» Instructions to follow
Among the following entries, count the lines that contain "this" and report only the result.

» Data to process
— Start —

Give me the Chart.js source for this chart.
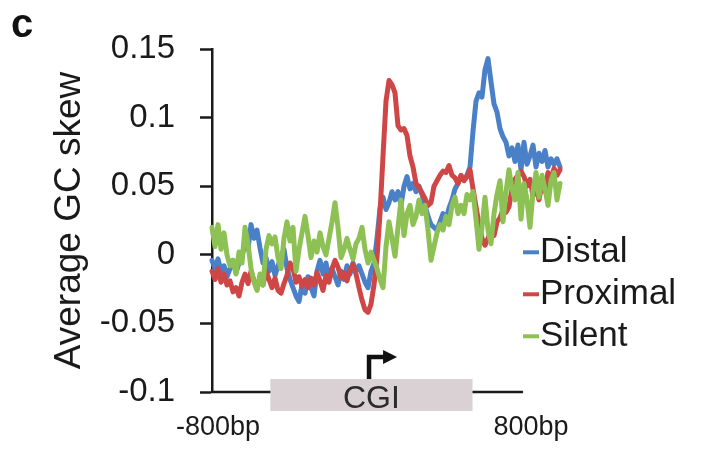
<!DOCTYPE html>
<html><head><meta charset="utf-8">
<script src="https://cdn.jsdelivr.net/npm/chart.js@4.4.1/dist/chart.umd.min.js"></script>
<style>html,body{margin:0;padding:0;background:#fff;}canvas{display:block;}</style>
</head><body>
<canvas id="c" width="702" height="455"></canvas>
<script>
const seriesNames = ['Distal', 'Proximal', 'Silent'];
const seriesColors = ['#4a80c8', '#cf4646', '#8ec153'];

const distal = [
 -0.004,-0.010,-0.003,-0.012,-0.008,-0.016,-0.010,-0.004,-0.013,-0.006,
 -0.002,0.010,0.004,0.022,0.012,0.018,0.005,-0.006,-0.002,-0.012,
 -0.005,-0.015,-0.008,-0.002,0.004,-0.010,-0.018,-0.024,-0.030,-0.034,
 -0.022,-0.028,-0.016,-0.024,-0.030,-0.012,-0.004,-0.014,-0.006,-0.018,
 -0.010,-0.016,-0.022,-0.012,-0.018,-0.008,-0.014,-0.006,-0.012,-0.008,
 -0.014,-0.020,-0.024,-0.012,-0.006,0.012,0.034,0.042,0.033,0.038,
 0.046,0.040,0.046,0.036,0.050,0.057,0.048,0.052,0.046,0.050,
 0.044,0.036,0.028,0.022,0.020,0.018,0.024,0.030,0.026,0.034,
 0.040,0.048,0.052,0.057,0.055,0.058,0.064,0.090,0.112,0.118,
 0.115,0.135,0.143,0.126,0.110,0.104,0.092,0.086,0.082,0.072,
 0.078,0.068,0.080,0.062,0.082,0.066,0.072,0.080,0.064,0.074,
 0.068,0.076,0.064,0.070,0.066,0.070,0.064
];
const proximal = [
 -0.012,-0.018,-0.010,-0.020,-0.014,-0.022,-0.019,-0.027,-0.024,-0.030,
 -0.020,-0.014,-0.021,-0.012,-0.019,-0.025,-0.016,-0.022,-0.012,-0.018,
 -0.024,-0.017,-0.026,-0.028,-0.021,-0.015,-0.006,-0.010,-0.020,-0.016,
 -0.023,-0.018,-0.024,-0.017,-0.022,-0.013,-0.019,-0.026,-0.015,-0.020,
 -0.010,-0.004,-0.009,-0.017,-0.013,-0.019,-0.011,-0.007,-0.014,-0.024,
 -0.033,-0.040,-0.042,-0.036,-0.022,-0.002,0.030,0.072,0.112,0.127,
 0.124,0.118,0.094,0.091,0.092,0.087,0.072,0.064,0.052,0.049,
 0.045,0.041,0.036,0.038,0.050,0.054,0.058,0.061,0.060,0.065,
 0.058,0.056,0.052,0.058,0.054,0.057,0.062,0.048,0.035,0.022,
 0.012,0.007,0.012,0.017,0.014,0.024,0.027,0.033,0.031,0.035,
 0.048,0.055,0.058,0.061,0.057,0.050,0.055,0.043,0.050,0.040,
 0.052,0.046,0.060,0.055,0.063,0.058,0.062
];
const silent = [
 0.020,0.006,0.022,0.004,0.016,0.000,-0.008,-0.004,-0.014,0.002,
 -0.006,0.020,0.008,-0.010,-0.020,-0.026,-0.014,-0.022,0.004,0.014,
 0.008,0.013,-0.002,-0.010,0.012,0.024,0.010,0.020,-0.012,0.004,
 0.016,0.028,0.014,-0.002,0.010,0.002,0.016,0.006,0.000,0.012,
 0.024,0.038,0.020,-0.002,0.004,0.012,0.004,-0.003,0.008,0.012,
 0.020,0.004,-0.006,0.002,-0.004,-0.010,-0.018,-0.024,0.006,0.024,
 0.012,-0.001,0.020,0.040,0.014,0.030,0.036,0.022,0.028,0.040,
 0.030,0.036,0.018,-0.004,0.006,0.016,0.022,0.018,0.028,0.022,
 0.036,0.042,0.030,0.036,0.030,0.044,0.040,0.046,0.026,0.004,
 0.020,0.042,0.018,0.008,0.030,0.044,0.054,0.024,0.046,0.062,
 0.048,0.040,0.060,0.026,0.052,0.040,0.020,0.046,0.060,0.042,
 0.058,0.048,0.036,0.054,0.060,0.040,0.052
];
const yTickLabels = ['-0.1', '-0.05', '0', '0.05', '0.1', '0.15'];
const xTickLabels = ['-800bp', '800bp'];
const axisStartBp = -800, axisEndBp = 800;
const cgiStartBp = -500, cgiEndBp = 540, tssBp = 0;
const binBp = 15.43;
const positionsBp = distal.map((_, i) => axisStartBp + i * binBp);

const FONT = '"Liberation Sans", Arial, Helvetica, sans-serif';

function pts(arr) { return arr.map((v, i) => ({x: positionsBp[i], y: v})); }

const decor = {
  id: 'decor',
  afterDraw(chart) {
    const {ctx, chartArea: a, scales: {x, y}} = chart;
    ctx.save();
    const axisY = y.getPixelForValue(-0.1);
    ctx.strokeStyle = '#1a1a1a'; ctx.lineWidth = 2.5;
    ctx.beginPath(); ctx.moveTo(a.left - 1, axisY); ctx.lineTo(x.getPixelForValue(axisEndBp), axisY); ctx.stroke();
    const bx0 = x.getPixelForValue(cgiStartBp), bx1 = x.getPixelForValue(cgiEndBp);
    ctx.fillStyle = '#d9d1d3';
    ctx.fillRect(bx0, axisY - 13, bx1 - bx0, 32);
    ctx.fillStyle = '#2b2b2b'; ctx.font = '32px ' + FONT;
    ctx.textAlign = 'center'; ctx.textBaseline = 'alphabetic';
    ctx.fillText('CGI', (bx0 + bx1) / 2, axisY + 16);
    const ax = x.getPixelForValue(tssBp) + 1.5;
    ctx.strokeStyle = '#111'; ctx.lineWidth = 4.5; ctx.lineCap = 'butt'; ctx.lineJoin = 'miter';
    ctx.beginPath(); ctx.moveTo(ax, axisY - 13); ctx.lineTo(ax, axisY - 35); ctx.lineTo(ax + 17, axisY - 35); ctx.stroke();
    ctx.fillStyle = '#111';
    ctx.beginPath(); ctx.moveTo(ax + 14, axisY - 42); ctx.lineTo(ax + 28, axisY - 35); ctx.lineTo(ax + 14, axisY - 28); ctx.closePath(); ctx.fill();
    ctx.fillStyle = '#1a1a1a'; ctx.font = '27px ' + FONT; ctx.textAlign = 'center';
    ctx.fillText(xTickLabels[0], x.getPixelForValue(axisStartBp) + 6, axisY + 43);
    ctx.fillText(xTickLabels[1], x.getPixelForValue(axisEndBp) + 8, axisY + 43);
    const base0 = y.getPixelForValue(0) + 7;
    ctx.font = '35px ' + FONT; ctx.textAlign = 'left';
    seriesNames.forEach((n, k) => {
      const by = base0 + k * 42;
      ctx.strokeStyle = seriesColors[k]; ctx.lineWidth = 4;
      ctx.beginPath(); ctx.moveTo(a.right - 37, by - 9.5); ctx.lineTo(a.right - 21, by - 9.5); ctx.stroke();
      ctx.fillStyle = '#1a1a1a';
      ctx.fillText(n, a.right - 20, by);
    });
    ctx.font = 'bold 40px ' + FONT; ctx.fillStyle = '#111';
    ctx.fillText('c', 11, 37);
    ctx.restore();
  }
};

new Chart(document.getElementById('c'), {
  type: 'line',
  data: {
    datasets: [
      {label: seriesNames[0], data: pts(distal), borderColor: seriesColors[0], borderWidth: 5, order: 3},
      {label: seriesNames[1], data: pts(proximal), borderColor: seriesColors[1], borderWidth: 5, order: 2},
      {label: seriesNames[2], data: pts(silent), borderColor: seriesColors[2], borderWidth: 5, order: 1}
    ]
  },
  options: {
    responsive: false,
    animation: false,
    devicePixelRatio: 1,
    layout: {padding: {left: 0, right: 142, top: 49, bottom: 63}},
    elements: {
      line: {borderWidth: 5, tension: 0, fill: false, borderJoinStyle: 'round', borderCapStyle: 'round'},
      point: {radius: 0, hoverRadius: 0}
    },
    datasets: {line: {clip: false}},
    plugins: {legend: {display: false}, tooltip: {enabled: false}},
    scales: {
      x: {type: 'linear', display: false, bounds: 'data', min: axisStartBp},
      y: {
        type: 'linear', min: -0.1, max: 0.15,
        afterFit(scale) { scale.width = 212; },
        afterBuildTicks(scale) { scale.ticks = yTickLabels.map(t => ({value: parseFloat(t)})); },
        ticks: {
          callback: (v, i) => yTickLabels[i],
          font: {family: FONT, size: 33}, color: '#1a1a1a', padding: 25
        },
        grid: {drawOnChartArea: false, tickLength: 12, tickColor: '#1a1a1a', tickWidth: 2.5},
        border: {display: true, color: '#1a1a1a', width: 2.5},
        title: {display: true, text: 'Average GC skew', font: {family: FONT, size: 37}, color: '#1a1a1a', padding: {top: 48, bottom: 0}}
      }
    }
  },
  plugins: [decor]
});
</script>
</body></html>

— End —
— Start —

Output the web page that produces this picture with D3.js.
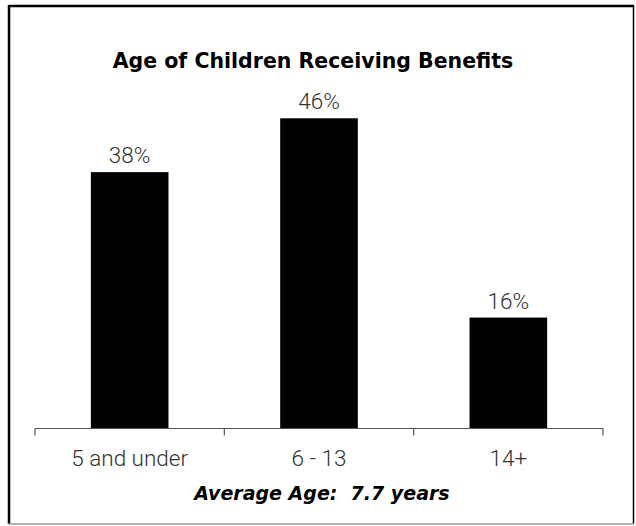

— End —
— Start —

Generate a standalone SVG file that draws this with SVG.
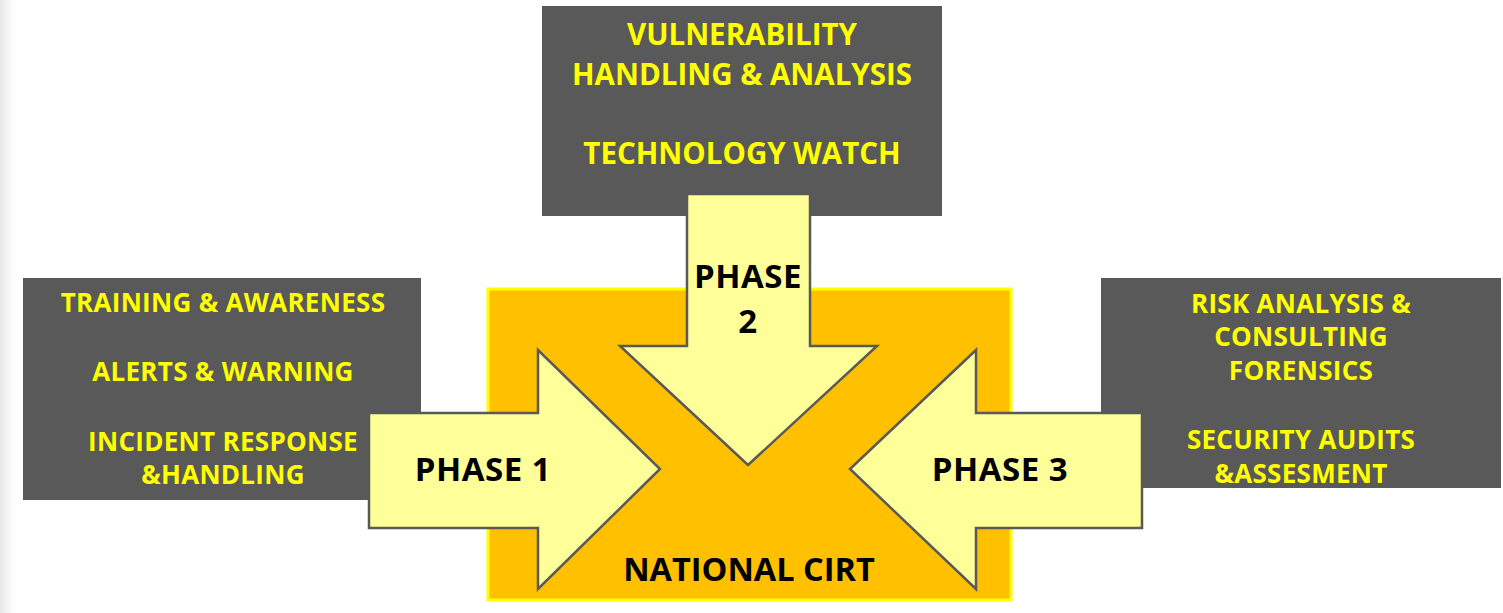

— End —

» Final answer
3